The course at Albany High is taught by SFSU lecturer Raynell Crews-Gamez. She loves teaching the class because they can cover topics that are not traditionally covered in a regular class setting and she also loves to hear her students’ stories as they prepare to write their personal statements.
Crews-Gamez expects the students to act like college students and show up to class on time prepared, do the homework, and be able to share any past experiences and participate in any discussion.
“I would like my students to walk away from this class with confidence. I want them to be secure in who they are, and how they can contribute to a college environment,” Crews-Gamez said.
“I also want them to be clear on what the process is for applying to college and with the knowledge they need to make a good choice about the college that is right for them,” she continued.
The class also participates in an activity called Storytelling. During Storytelling the class listens to a song, which can be any song. As the class is listening to the song they pick out and write the verses that stand out the most and that can relate to identity in any way, including class, faith, nationality, gender, sexuality, name or ability.
“I took this class to be better prepared for college and grow in learning how to write a college-level paper,“ said junior Ellie Roche.

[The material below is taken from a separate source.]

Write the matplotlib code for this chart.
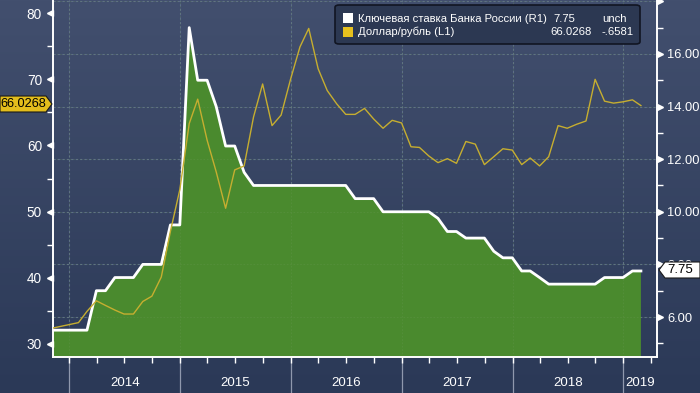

Thus far writing in the class has focused on practice personal statements. A personal statement is a student’s opportunity to tell colleges about yourself, showing them why you deserve to go to that college and what separates you from the rest of the students. Statements often cover your hopes, ambitions, life experiences, and inspirations all in one paper.
“We hope to keep this class going and as long as San Francisco State is willing to have us and fund it, we will keep it going,” said Grogans.